One of the greatest and most ambitious works in English literature, in the original Middle English. The Canterbury Tales (Middle English: Tales of Caunterbury) is a collection of over 20 stories written in Middle English by Geoffrey Chaucer at the end of the 14th century, during the time of the Hundred Years' War.
The tales (mostly written in verse, although some are in prose) are presented as part of a story-telling contest by a group of pilgrims as they travel together on a journey from Southwark to the shrine of Saint Thomas Becket at Canterbury Cathedral.

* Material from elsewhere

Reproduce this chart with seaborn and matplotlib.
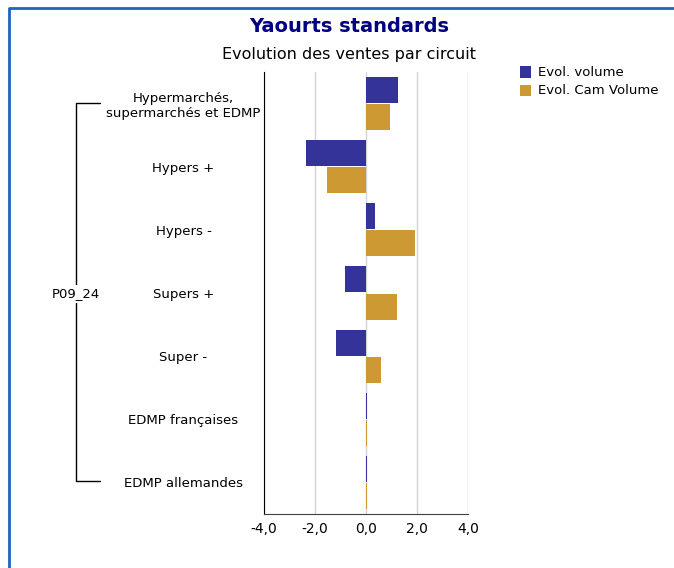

An Author's Republic audio production.
Thought to have been born in London, England c. 1342/43, Geoffrey Chaucer is considered "the first finder of our language" even before the time of Shakespeare. His The Canterbury Tales ranks as one of the greatest poetic works in the English language. Perhaps the chief characteristics of Chaucer's works are their variety in subject matter, genre, tone, style, and in the complexities presented concerning man's pursuit of a sensible existence. Yet his writings also consistently reflect an all-pervasive humor, combined with serious and tolerant consideration of important philosophical questions. From his writings Chaucer emerges as a poet of love, both earthly and divine. His stories lead the listener to speculate about man's relationship both to other people and to his Maker, while simultaneously providing entertaining views of the frailties and follies, as well as the nobility, of mankind.